Part Two of the book, as Zimring puts it, organizes a ‘statistical search party’ (p.151) that seeks to identify what lies behind the fall in crime in New York City over such a sustained period of time. Seemingly, the 80 per cent drop in most street crimes occurred despite no obvious or significant changes in population size, economy, education or criminal justice sanctions, and two often stated theories from the 1980s – namely fatherless high risk youths and the widespread availability of illegal drugs –are similarly disproved as likely causes. The same conclusion is drawn for levels of incarceration, which actually fell in New York whilst other American cities generally did the opposite. And so we are left with changes to policing as a possible explanation, having been previously the stuff of legend and myth. Zimring considers the large changes in policing, and a combination of new officers, new tactics, and new management as a likely cause of New York’s crime decline relative to other US cities; however, anyone expecting firm answers in this area will be disappointed. Zimring acknowledges that ‘which aspects of the many changes in the size and character of police in New York can claim credit for the big additional drop in crime is a surprisingly difficult question to answer’ (p.151).

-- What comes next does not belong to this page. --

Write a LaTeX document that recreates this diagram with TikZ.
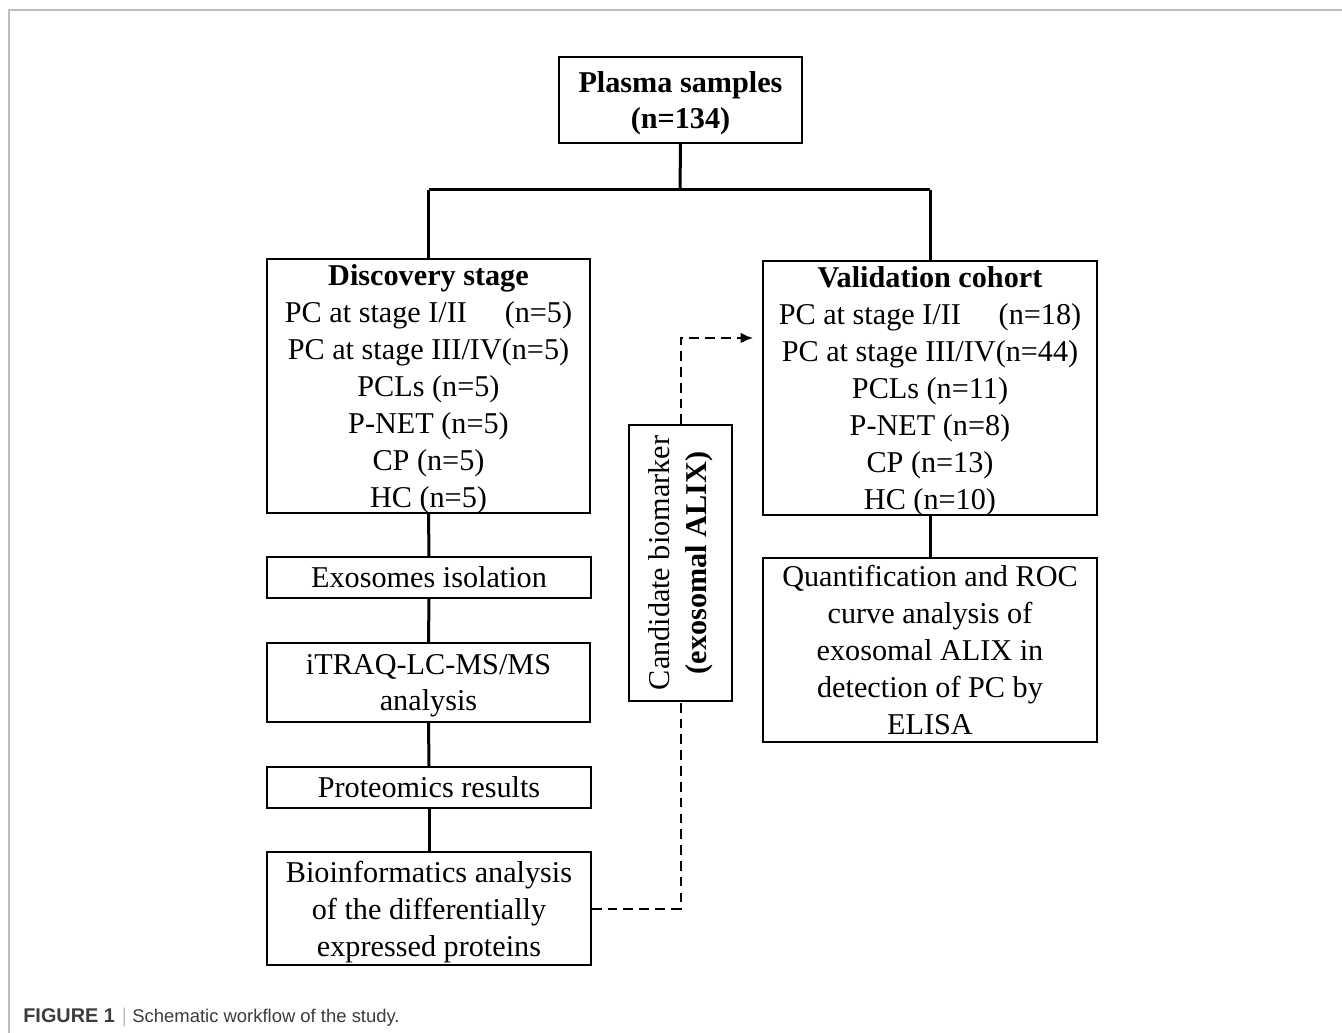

And so we are left with possibilities rather than answers.
The third and final part of the book examines the lessons to be learned from New York’s experiences for urban crime control, addresses a number of ’open questions’ about the cause(s) of the crime decline, and laments the continuing scarcity of academic work in this area. Despite the depth of analysis provided, there remain more questions than there are answers.
So what do we take from all of this? Well, Zimring’s optimism relates, it seems, to the bigger picture: ‘But what’s the big deal? With so much not known about urban crime – including the mix of forces that drove down rates in New York, the elements of policing required for street success, and the limits of crime reduction that can be produced by situational and specific area tactics – why regard the 20-year history of New York City as such a watershed? Finding as we have that the operating forces that produce epidemic levels of serious crime in the city are relatively superficial, that they are not essential elements of urban life, provides a decisive response to one of the deepest fears generated in the last third of the 20th century. We now know that life-threatening crime is not an incurable urban disease in the United States. (pp. 216–217)
In sum, Zimring’s book is a serious piece of scholarship but, as such, it is dry and rather dense in places. It is, as it should be, objectively based upon the empirical analysis that has been undertaken, and whilst that is one of its strengths, it means that it avoids the emotive aspects of some of the points that are discussed. For me, this is particularly evident in the discussion of the impact of specific police tactics on members of poor and minority communities, who are disproportionately on the receiving end of ’blunt urban crime control’ and ’aggressive policing’. For Zimring this is reconciled because ‘the poor both pay more for aggressive street policing and benefit more to the extent that crime control efforts succeed’ (p. 205). Having spent much of my career researching policing and minority communities, including in New York City, I’m not convinced that the equation is quite that straightforward.
Nevertheless, this is a substantial contribution to the criminological literature and will be of specific interest to policy makers and others with an interest in urban crime control. For everyone else, it makes for very interesting reading indeed. Just get that good night’s sleep first.